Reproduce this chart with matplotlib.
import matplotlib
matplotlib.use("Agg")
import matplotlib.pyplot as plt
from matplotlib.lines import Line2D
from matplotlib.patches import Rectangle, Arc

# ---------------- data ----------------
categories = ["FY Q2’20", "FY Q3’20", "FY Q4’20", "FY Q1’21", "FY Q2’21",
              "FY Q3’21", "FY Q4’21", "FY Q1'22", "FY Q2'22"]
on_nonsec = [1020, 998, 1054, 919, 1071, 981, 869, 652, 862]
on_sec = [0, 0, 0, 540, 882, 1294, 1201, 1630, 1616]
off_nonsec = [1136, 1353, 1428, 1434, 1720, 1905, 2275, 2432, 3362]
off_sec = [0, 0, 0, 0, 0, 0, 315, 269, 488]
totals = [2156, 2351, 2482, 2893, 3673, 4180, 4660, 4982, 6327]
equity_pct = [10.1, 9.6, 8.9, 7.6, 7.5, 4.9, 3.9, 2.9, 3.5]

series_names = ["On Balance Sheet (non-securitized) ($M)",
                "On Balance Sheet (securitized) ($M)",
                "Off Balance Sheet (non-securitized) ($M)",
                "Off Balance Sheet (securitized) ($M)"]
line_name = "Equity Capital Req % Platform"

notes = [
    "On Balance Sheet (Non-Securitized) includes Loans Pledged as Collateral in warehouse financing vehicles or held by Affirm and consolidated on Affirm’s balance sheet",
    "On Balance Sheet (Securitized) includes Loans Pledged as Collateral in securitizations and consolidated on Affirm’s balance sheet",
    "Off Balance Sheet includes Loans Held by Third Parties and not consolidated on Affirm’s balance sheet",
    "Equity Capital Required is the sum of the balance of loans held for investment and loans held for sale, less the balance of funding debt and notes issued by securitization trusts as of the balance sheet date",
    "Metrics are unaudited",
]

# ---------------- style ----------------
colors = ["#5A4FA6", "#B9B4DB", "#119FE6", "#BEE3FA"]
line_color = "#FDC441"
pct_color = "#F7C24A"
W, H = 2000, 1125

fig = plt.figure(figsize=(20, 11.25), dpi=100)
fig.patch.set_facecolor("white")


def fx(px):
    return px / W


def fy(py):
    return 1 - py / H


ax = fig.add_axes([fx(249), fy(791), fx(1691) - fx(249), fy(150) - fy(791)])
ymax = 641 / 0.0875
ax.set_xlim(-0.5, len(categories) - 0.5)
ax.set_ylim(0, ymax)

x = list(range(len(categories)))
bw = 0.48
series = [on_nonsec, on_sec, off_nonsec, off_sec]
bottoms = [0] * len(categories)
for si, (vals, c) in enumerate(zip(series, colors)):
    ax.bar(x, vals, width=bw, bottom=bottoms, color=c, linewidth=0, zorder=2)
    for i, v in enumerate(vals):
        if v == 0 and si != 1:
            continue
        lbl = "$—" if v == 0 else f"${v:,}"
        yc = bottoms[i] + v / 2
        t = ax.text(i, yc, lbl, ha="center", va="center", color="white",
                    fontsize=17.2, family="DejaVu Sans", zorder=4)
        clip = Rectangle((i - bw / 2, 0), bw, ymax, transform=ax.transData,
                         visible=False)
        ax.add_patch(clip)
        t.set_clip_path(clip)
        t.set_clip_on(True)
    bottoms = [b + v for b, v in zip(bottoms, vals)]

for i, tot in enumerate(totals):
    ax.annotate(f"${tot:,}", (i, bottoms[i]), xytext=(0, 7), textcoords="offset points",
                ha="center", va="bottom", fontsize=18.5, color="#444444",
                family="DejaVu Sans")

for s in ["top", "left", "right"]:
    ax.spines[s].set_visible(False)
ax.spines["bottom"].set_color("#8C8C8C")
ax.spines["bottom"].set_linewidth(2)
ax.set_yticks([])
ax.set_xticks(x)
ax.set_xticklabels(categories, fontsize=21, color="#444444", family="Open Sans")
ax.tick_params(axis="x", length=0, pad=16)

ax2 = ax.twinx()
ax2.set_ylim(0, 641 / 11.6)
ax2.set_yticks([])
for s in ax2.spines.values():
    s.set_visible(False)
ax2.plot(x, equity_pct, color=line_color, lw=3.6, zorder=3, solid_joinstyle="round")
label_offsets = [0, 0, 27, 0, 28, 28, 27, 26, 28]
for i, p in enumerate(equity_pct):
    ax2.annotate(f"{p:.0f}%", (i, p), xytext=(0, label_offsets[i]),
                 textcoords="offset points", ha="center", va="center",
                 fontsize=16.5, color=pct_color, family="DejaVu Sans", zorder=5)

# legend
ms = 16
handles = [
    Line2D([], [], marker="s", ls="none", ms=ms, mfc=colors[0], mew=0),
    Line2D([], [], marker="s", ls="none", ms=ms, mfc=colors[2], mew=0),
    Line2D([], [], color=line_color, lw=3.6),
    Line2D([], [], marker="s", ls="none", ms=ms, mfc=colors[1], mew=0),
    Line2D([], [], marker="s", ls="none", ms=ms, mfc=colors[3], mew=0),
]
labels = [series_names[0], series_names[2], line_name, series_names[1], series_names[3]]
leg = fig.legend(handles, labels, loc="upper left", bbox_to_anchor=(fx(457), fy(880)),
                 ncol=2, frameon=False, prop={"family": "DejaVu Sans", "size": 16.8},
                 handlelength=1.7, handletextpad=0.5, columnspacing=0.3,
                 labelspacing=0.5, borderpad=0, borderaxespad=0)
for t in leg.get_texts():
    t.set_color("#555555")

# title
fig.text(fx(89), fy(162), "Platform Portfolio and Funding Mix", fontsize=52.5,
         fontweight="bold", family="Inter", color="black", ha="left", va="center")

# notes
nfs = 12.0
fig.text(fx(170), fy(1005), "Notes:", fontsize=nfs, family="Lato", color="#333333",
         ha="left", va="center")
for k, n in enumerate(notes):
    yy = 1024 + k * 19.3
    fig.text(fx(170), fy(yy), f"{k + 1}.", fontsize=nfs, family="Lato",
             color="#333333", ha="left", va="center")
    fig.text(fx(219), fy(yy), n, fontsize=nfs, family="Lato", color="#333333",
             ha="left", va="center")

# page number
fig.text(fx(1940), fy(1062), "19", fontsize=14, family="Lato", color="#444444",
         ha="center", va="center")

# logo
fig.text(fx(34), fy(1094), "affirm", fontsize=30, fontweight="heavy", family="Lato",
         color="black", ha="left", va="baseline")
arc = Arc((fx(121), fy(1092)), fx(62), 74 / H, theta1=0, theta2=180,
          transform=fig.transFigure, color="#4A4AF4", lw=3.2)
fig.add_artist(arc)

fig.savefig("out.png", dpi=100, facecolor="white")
--*--
__Task description__. Your task is to repeat each line of the material exactly.

__Finished task__.
Reproduce this chart with matplotlib.
import matplotlib
matplotlib.use("Agg")
import matplotlib.pyplot as plt
from matplotlib.lines import Line2D
from matplotlib.patches import Rectangle, Arc

# ---------------- data ----------------
categories = ["FY Q2’20", "FY Q3’20", "FY Q4’20", "FY Q1’21", "FY Q2’21",
              "FY Q3’21", "FY Q4’21", "FY Q1'22", "FY Q2'22"]
on_nonsec = [1020, 998, 1054, 919, 1071, 981, 869, 652, 862]
on_sec = [0, 0, 0, 540, 882, 1294, 1201, 1630, 1616]
off_nonsec = [1136, 1353, 1428, 1434, 1720, 1905, 2275, 2432, 3362]
off_sec = [0, 0, 0, 0, 0, 0, 315, 269, 488]
totals = [2156, 2351, 2482, 2893, 3673, 4180, 4660, 4982, 6327]
equity_pct = [10.1, 9.6, 8.9, 7.6, 7.5, 4.9, 3.9, 2.9, 3.5]

series_names = ["On Balance Sheet (non-securitized) ($M)",
                "On Balance Sheet (securitized) ($M)",
                "Off Balance Sheet (non-securitized) ($M)",
                "Off Balance Sheet (securitized) ($M)"]
line_name = "Equity Capital Req % Platform"

notes = [
    "On Balance Sheet (Non-Securitized) includes Loans Pledged as Collateral in warehouse financing vehicles or held by Affirm and consolidated on Affirm’s balance sheet",
    "On Balance Sheet (Securitized) includes Loans Pledged as Collateral in securitizations and consolidated on Affirm’s balance sheet",
    "Off Balance Sheet includes Loans Held by Third Parties and not consolidated on Affirm’s balance sheet",
    "Equity Capital Required is the sum of the balance of loans held for investment and loans held for sale, less the balance of funding debt and notes issued by securitization trusts as of the balance sheet date",
    "Metrics are unaudited",
]

# ---------------- style ----------------
colors = ["#5A4FA6", "#B9B4DB", "#119FE6", "#BEE3FA"]
line_color = "#FDC441"
pct_color = "#F7C24A"
W, H = 2000, 1125

fig = plt.figure(figsize=(20, 11.25), dpi=100)
fig.patch.set_facecolor("white")


def fx(px):
    return px / W


def fy(py):
    return 1 - py / H


ax = fig.add_axes([fx(249), fy(791), fx(1691) - fx(249), fy(150) - fy(791)])
ymax = 641 / 0.0875
ax.set_xlim(-0.5, len(categories) - 0.5)
ax.set_ylim(0, ymax)

x = list(range(len(categories)))
bw = 0.48
series = [on_nonsec, on_sec, off_nonsec, off_sec]
bottoms = [0] * len(categories)
for si, (vals, c) in enumerate(zip(series, colors)):
    ax.bar(x, vals, width=bw, bottom=bottoms, color=c, linewidth=0, zorder=2)
    for i, v in enumerate(vals):
        if v == 0 and si != 1:
            continue
        lbl = "$—" if v == 0 else f"${v:,}"
        yc = bottoms[i] + v / 2
        t = ax.text(i, yc, lbl, ha="center", va="center", color="white",
                    fontsize=17.2, family="DejaVu Sans", zorder=4)
        clip = Rectangle((i - bw / 2, 0), bw, ymax, transform=ax.transData,
                         visible=False)
        ax.add_patch(clip)
        t.set_clip_path(clip)
        t.set_clip_on(True)
    bottoms = [b + v for b, v in zip(bottoms, vals)]

for i, tot in enumerate(totals):
    ax.annotate(f"${tot:,}", (i, bottoms[i]), xytext=(0, 7), textcoords="offset points",
                ha="center", va="bottom", fontsize=18.5, color="#444444",
                family="DejaVu Sans")

for s in ["top", "left", "right"]:
    ax.spines[s].set_visible(False)
ax.spines["bottom"].set_color("#8C8C8C")
ax.spines["bottom"].set_linewidth(2)
ax.set_yticks([])
ax.set_xticks(x)
ax.set_xticklabels(categories, fontsize=21, color="#444444", family="Open Sans")
ax.tick_params(axis="x", length=0, pad=16)

ax2 = ax.twinx()
ax2.set_ylim(0, 641 / 11.6)
ax2.set_yticks([])
for s in ax2.spines.values():
    s.set_visible(False)
ax2.plot(x, equity_pct, color=line_color, lw=3.6, zorder=3, solid_joinstyle="round")
label_offsets = [0, 0, 27, 0, 28, 28, 27, 26, 28]
for i, p in enumerate(equity_pct):
    ax2.annotate(f"{p:.0f}%", (i, p), xytext=(0, label_offsets[i]),
                 textcoords="offset points", ha="center", va="center",
                 fontsize=16.5, color=pct_color, family="DejaVu Sans", zorder=5)

# legend
ms = 16
handles = [
    Line2D([], [], marker="s", ls="none", ms=ms, mfc=colors[0], mew=0),
    Line2D([], [], marker="s", ls="none", ms=ms, mfc=colors[2], mew=0),
    Line2D([], [], color=line_color, lw=3.6),
    Line2D([], [], marker="s", ls="none", ms=ms, mfc=colors[1], mew=0),
    Line2D([], [], marker="s", ls="none", ms=ms, mfc=colors[3], mew=0),
]
labels = [series_names[0], series_names[2], line_name, series_names[1], series_names[3]]
leg = fig.legend(handles, labels, loc="upper left", bbox_to_anchor=(fx(457), fy(880)),
                 ncol=2, frameon=False, prop={"family": "DejaVu Sans", "size": 16.8},
                 handlelength=1.7, handletextpad=0.5, columnspacing=0.3,
                 labelspacing=0.5, borderpad=0, borderaxespad=0)
for t in leg.get_texts():
    t.set_color("#555555")

# title
fig.text(fx(89), fy(162), "Platform Portfolio and Funding Mix", fontsize=52.5,
         fontweight="bold", family="Inter", color="black", ha="left", va="center")

# notes
nfs = 12.0
fig.text(fx(170), fy(1005), "Notes:", fontsize=nfs, family="Lato", color="#333333",
         ha="left", va="center")
for k, n in enumerate(notes):
    yy = 1024 + k * 19.3
    fig.text(fx(170), fy(yy), f"{k + 1}.", fontsize=nfs, family="Lato",
             color="#333333", ha="left", va="center")
    fig.text(fx(219), fy(yy), n, fontsize=nfs, family="Lato", color="#333333",
             ha="left", va="center")

# page number
fig.text(fx(1940), fy(1062), "19", fontsize=14, family="Lato", color="#444444",
         ha="center", va="center")

# logo
fig.text(fx(34), fy(1094), "affirm", fontsize=30, fontweight="heavy", family="Lato",
         color="black", ha="left", va="baseline")
arc = Arc((fx(121), fy(1092)), fx(62), 74 / H, theta1=0, theta2=180,
          transform=fig.transFigure, color="#4A4AF4", lw=3.2)
fig.add_artist(arc)

fig.savefig("out.png", dpi=100, facecolor="white")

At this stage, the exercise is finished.